David Connelly

Personal information
- Born: 1967 or 1968 (age 58–59) Scotland

Sport
- Sport: Wrestling
- Club: Cumbernauld/Tryst AWC

Medal record
Men's freestyle wrestling
Representing Scotland
Commonwealth Games
| Bronze medal – third place | 1986 Edinburgh | Light-flyweight |

= David Connelly (wrestler) =

British wrestler

David Connelly (born 1967 or 1968) is a former freestyle wrestler from Scotland who competed at two Commonwealth Games, winning a bronze medal.

== Biography ==
Connelly was a member of the Tryst Amateur Wrestling Club (formerly Cumbernauld).

Connelly represented the Scottish team at the 1986 Commonwealth Games in Edinburgh, Scotland, where he competed in the light-flyweight category, winning a bronze medal.

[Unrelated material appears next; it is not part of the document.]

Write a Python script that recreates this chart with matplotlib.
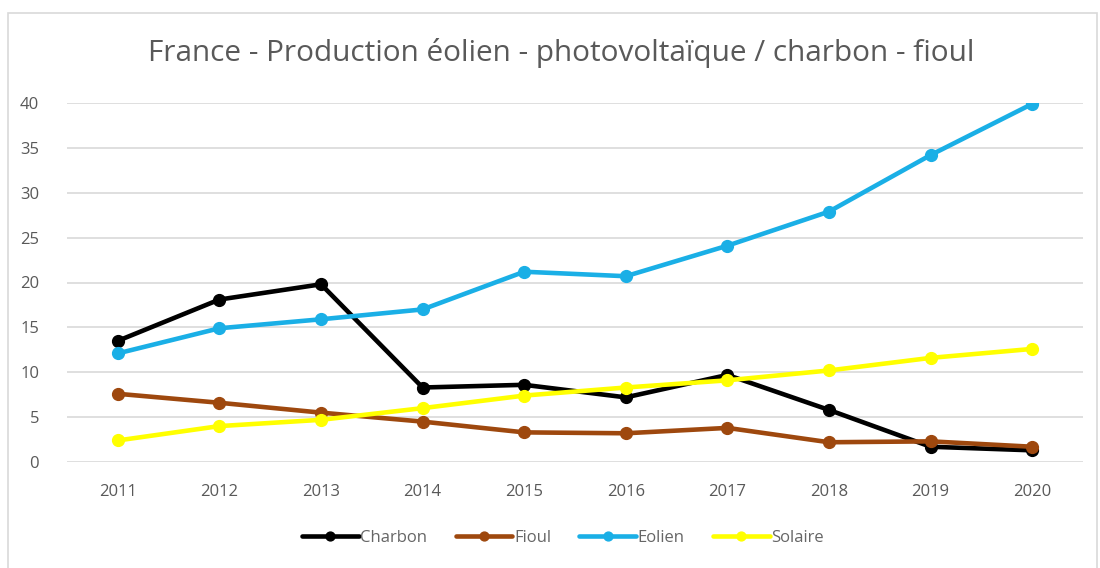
import matplotlib
matplotlib.use("Agg")
import matplotlib.pyplot as plt
from matplotlib.patches import Rectangle

years = ["2011", "2012", "2013", "2014", "2015", "2016", "2017", "2018", "2019", "2020"]
charbon = [13.5, 18.1, 19.8, 8.3, 8.6, 7.2, 9.7, 5.8, 1.7, 1.3]
fioul = [7.6, 6.6, 5.5, 4.5, 3.3, 3.2, 3.8, 2.2, 2.3, 1.7]
eolien = [12.1, 14.9, 15.9, 17.0, 21.2, 20.7, 24.1, 27.9, 34.2, 39.9]
solaire = [2.4, 4.0, 4.7, 6.0, 7.4, 8.3, 9.1, 10.2, 11.6, 12.6]
yticks = [0, 5, 10, 15, 20, 25, 30, 35, 40]

plt.rcParams['font.family'] = ['Open Sans', 'DejaVu Sans']
W, H = 1100, 568
fig = plt.figure(figsize=(W / 100, H / 100), dpi=100)
fig.patches.append(Rectangle((8 / W, -0.01), (1097 - 8) / W, 1 - 13 / H + 0.01,
                             transform=fig.transFigure, fill=False,
                             edgecolor='#D9D9D9', linewidth=1.2))

ax = fig.add_axes([67 / W, 1 - 462 / H, (1083 - 67) / W, (462 - 103) / H])
x = list(range(len(years)))
series = [("Charbon", charbon, "#000000"), ("Fioul", fioul, "#9E480E"),
          ("Eolien", eolien, "#1AAFE6"), ("Solaire", solaire, "#FFFF00")]
for name, vals, c in series:
    ax.plot(x, vals, color=c, linewidth=3.3, marker='o', markersize=8.5,
            label=name, solid_capstyle='round', solid_joinstyle='round')

ax.set_xlim(-0.5, len(years) - 0.5)
ax.set_ylim(0, 40)
ax.set_yticks(yticks)
ax.set_xticks(x)
ax.set_xticklabels(years)
ax.grid(axis='y', color='#D9D9D9', linewidth=1.2)
ax.set_axisbelow(True)
for s in ax.spines.values():
    s.set_visible(False)
ax.tick_params(axis='both', length=0, colors='#595959', labelsize=12)
ax.tick_params(axis='y', pad=20)
ax.tick_params(axis='x', pad=16)

fig.text(561 / W, 1 - 53 / H, "France - Production éolien - photovoltaïque / charbon - fioul",
         ha='center', va='center', fontsize=21.4, color='#595959')

leg = fig.legend(loc='center', bbox_to_anchor=(563 / W, 1 - 538 / H), ncol=4,
                 frameon=False, fontsize=12, handlelength=3.4, handletextpad=0.1,
                 columnspacing=1.7, markerscale=0.75)
for t in leg.get_texts():
    t.set_color('#666666')

fig.savefig("out.png", dpi=100)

After missing the 1990 Commonwealth Games due to wrestling being replaced by judo, he returned to represent the Scottish team again at the 1994 Commonwealth Games in Victoria, Canada, where he competed in the slightly heavier 52kg flyweight category.

He was a MOT tester by profession.

His son Ross Connelly has won titles at the British Wrestling Championships and represented Scotland at the 2018 and 2022 Commonwealth Games.